• _GIVEN DATA_:
####

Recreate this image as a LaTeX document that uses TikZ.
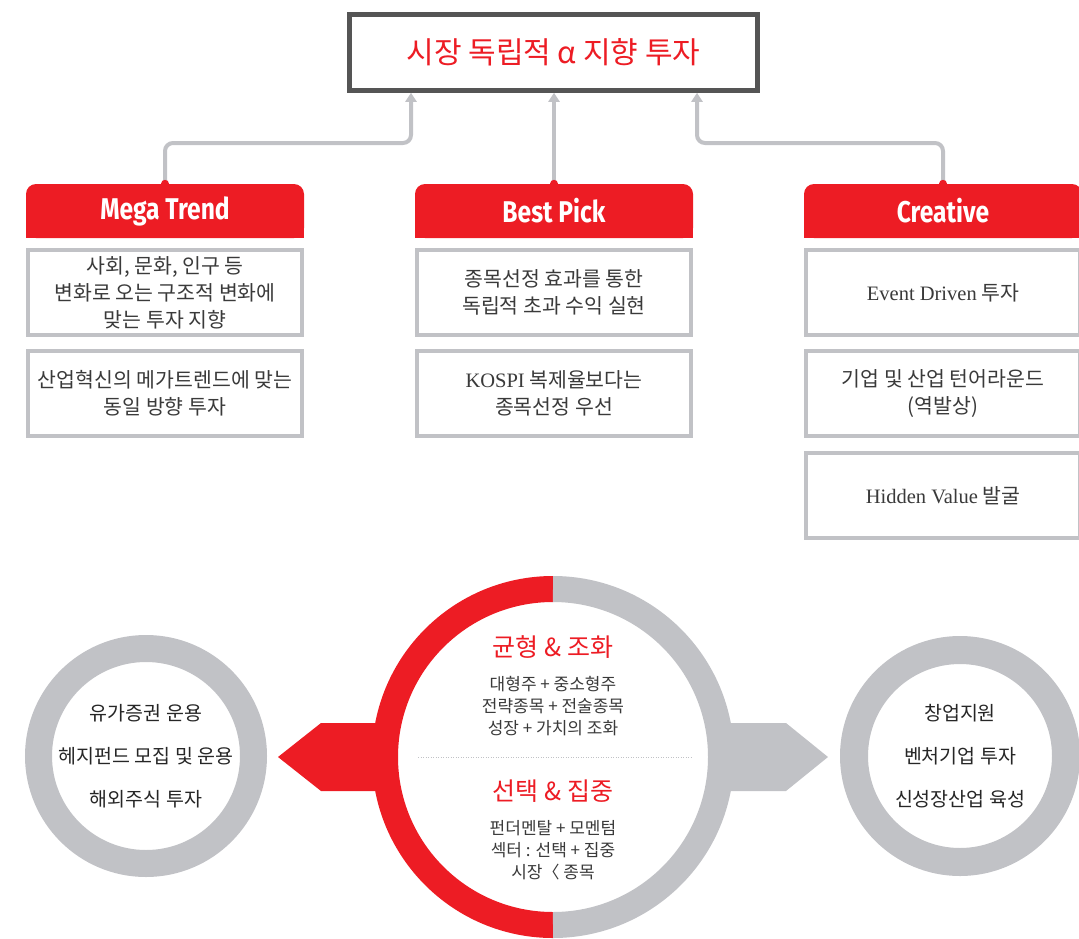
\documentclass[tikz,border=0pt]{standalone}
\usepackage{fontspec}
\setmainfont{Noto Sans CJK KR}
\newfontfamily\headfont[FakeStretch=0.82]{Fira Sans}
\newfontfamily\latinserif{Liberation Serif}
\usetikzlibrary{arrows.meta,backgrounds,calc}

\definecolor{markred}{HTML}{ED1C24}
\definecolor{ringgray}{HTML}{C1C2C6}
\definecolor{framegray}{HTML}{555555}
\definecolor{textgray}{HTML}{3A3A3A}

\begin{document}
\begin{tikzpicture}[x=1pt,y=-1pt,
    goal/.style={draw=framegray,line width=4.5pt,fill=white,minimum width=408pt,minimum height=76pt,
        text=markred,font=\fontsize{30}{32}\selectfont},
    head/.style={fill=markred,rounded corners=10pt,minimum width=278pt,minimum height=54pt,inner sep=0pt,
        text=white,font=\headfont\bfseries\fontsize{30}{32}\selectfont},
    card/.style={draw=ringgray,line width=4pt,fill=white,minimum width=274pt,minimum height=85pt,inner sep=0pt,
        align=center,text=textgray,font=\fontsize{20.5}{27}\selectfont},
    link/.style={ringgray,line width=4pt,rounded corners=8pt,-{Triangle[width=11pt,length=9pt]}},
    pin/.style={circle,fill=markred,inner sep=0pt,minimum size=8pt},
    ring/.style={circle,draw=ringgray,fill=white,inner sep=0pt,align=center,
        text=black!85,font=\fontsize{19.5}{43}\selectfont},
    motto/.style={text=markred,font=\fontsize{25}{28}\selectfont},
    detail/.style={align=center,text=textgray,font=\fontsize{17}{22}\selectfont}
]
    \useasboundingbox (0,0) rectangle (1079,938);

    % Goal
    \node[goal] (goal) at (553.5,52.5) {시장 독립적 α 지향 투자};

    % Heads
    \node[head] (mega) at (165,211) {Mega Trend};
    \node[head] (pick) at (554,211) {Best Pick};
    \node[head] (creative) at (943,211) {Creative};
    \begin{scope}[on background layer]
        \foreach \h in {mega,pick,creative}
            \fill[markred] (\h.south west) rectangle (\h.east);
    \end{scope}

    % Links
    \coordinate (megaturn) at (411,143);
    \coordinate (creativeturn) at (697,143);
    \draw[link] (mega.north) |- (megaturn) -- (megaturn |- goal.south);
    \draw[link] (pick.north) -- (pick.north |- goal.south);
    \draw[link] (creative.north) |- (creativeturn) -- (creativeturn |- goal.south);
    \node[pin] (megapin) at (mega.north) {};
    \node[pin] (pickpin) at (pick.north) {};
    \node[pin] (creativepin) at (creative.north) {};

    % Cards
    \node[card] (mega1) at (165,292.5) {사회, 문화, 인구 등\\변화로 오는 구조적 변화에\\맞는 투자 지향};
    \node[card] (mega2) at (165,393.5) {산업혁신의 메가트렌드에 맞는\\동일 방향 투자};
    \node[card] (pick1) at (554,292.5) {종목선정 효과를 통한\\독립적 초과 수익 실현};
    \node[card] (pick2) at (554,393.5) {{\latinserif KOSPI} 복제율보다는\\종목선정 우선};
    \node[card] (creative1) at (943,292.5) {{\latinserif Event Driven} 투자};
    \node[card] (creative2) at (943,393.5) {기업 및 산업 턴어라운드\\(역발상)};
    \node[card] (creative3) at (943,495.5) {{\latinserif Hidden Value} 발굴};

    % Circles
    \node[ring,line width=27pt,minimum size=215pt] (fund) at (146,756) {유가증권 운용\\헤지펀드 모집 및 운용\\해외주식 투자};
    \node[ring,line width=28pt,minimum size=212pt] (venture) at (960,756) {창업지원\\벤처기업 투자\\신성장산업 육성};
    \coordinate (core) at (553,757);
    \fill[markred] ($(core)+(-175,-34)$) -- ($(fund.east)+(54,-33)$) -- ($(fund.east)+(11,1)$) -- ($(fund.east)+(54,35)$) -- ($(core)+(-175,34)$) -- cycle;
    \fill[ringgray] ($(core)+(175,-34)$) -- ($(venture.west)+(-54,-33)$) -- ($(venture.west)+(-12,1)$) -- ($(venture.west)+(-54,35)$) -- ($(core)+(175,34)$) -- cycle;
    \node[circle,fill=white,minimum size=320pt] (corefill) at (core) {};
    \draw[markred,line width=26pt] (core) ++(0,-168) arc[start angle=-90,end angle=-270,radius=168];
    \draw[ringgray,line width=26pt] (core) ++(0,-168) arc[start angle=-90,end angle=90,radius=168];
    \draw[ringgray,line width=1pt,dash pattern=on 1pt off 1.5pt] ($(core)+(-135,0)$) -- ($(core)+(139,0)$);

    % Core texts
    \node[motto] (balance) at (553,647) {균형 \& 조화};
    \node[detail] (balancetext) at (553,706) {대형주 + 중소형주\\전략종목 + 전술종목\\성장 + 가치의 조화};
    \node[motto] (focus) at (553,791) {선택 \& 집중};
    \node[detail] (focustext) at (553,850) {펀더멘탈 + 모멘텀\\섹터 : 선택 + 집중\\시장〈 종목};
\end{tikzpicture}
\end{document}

####

Copy the listing word for word, excluding its pictures.

Recreate this image as a LaTeX document that uses TikZ.
\documentclass[tikz,border=0pt]{standalone}
\usepackage{fontspec}
\setmainfont{Noto Sans CJK KR}
\newfontfamily\headfont[FakeStretch=0.82]{Fira Sans}
\newfontfamily\latinserif{Liberation Serif}
\usetikzlibrary{arrows.meta,backgrounds,calc}

\definecolor{markred}{HTML}{ED1C24}
\definecolor{ringgray}{HTML}{C1C2C6}
\definecolor{framegray}{HTML}{555555}
\definecolor{textgray}{HTML}{3A3A3A}

\begin{document}
\begin{tikzpicture}[x=1pt,y=-1pt,
    goal/.style={draw=framegray,line width=4.5pt,fill=white,minimum width=408pt,minimum height=76pt,
        text=markred,font=\fontsize{30}{32}\selectfont},
    head/.style={fill=markred,rounded corners=10pt,minimum width=278pt,minimum height=54pt,inner sep=0pt,
        text=white,font=\headfont\bfseries\fontsize{30}{32}\selectfont},
    card/.style={draw=ringgray,line width=4pt,fill=white,minimum width=274pt,minimum height=85pt,inner sep=0pt,
        align=center,text=textgray,font=\fontsize{20.5}{27}\selectfont},
    link/.style={ringgray,line width=4pt,rounded corners=8pt,-{Triangle[width=11pt,length=9pt]}},
    pin/.style={circle,fill=markred,inner sep=0pt,minimum size=8pt},
    ring/.style={circle,draw=ringgray,fill=white,inner sep=0pt,align=center,
        text=black!85,font=\fontsize{19.5}{43}\selectfont},
    motto/.style={text=markred,font=\fontsize{25}{28}\selectfont},
    detail/.style={align=center,text=textgray,font=\fontsize{17}{22}\selectfont}
]
    \useasboundingbox (0,0) rectangle (1079,938);

    % Goal
    \node[goal] (goal) at (553.5,52.5) {시장 독립적 α 지향 투자};

    % Heads
    \node[head] (mega) at (165,211) {Mega Trend};
    \node[head] (pick) at (554,211) {Best Pick};
    \node[head] (creative) at (943,211) {Creative};
    \begin{scope}[on background layer]
        \foreach \h in {mega,pick,creative}
            \fill[markred] (\h.south west) rectangle (\h.east);
    \end{scope}

    % Links
    \coordinate (megaturn) at (411,143);
    \coordinate (creativeturn) at (697,143);
    \draw[link] (mega.north) |- (megaturn) -- (megaturn |- goal.south);
    \draw[link] (pick.north) -- (pick.north |- goal.south);
    \draw[link] (creative.north) |- (creativeturn) -- (creativeturn |- goal.south);
    \node[pin] (megapin) at (mega.north) {};
    \node[pin] (pickpin) at (pick.north) {};
    \node[pin] (creativepin) at (creative.north) {};

    % Cards
    \node[card] (mega1) at (165,292.5) {사회, 문화, 인구 등\\변화로 오는 구조적 변화에\\맞는 투자 지향};
    \node[card] (mega2) at (165,393.5) {산업혁신의 메가트렌드에 맞는\\동일 방향 투자};
    \node[card] (pick1) at (554,292.5) {종목선정 효과를 통한\\독립적 초과 수익 실현};
    \node[card] (pick2) at (554,393.5) {{\latinserif KOSPI} 복제율보다는\\종목선정 우선};
    \node[card] (creative1) at (943,292.5) {{\latinserif Event Driven} 투자};
    \node[card] (creative2) at (943,393.5) {기업 및 산업 턴어라운드\\(역발상)};
    \node[card] (creative3) at (943,495.5) {{\latinserif Hidden Value} 발굴};

    % Circles
    \node[ring,line width=27pt,minimum size=215pt] (fund) at (146,756) {유가증권 운용\\헤지펀드 모집 및 운용\\해외주식 투자};
    \node[ring,line width=28pt,minimum size=212pt] (venture) at (960,756) {창업지원\\벤처기업 투자\\신성장산업 육성};
    \coordinate (core) at (553,757);
    \fill[markred] ($(core)+(-175,-34)$) -- ($(fund.east)+(54,-33)$) -- ($(fund.east)+(11,1)$) -- ($(fund.east)+(54,35)$) -- ($(core)+(-175,34)$) -- cycle;
    \fill[ringgray] ($(core)+(175,-34)$) -- ($(venture.west)+(-54,-33)$) -- ($(venture.west)+(-12,1)$) -- ($(venture.west)+(-54,35)$) -- ($(core)+(175,34)$) -- cycle;
    \node[circle,fill=white,minimum size=320pt] (corefill) at (core) {};
    \draw[markred,line width=26pt] (core) ++(0,-168) arc[start angle=-90,end angle=-270,radius=168];
    \draw[ringgray,line width=26pt] (core) ++(0,-168) arc[start angle=-90,end angle=90,radius=168];
    \draw[ringgray,line width=1pt,dash pattern=on 1pt off 1.5pt] ($(core)+(-135,0)$) -- ($(core)+(139,0)$);

    % Core texts
    \node[motto] (balance) at (553,647) {균형 \& 조화};
    \node[detail] (balancetext) at (553,706) {대형주 + 중소형주\\전략종목 + 전술종목\\성장 + 가치의 조화};
    \node[motto] (focus) at (553,791) {선택 \& 집중};
    \node[detail] (focustext) at (553,850) {펀더멘탈 + 모멘텀\\섹터 : 선택 + 집중\\시장〈 종목};
\end{tikzpicture}
\end{document}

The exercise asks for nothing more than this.